Lesser Known Mediated Divorce Settlement Options: Nontaxable Maintenance
The ordinary taxable approach to “spousal support,” “maintenance” or “alimony” — they’re all the same, by the way! — generally affords a cooperative divorce couple significant tax savings. (In this ordinary approach, spousal maintenance is reportable as income to the recipient and deductible by the payor.) But many couples (and even many divorce or family lawyers) assume such savings are always present or that this approach is required by federal divorce tax laws.
But this is not the case. Analysis of a tax advisor (or even review with standardized software such as FinPlan's Divorce Planner) may reveal this approach costs the couple net cash flow. For example, if both parties find themselves in similar tax brackets before a spousal support plan is considered, the ordinary approach is likely inefficient from a tax perspective. In such circumstances, the divorcing parties may choose, as part of their divorce financial planning and by agreement, to "opt out" of the tax treatment of alimony. (This is expressly allowed by Sections 71 and 215 of the Internal Revenue Code).

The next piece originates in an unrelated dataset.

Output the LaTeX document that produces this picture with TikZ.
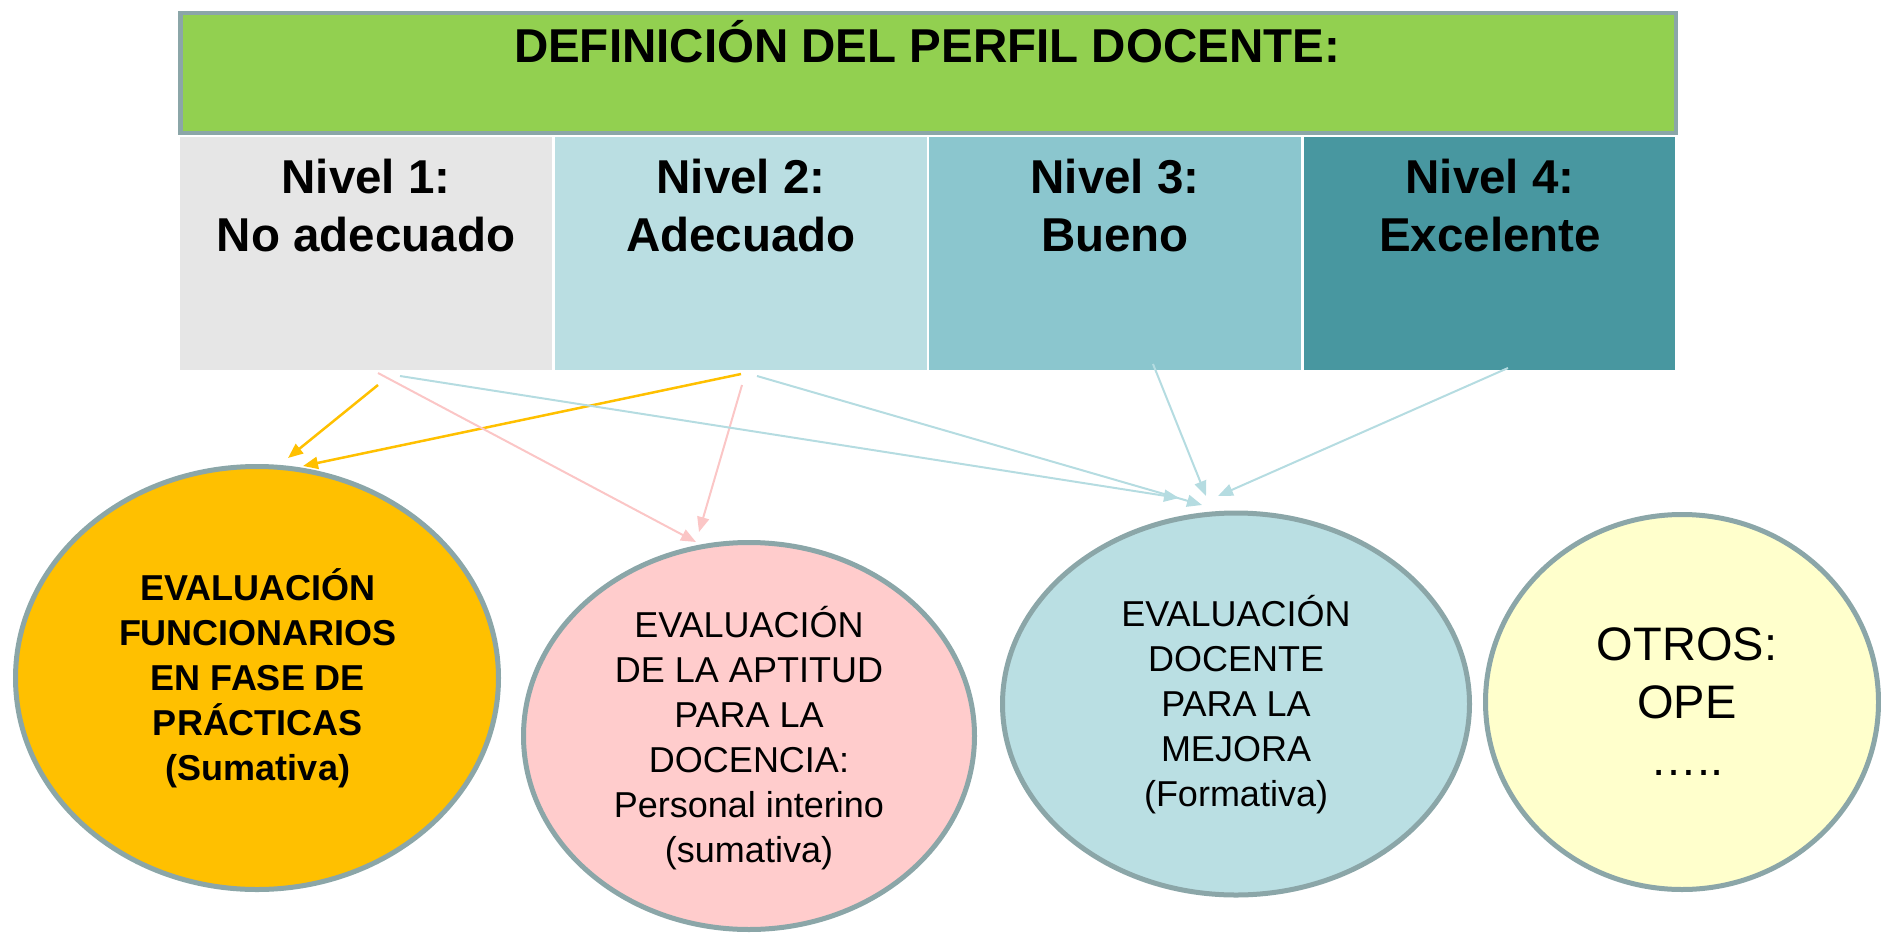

A thoughtful review of the net benefits to both 1) the ordinary taxable and 2) the less often utilized “opt-out” and nontaxable approaches to spousal maintenance, should be carefully considered in designing any Colorado divorce financial plan. Using divorce tax planning software, both Larry and I routinely consider with our couples in mediation, the net benefits of both these approaches to spousal maintenance.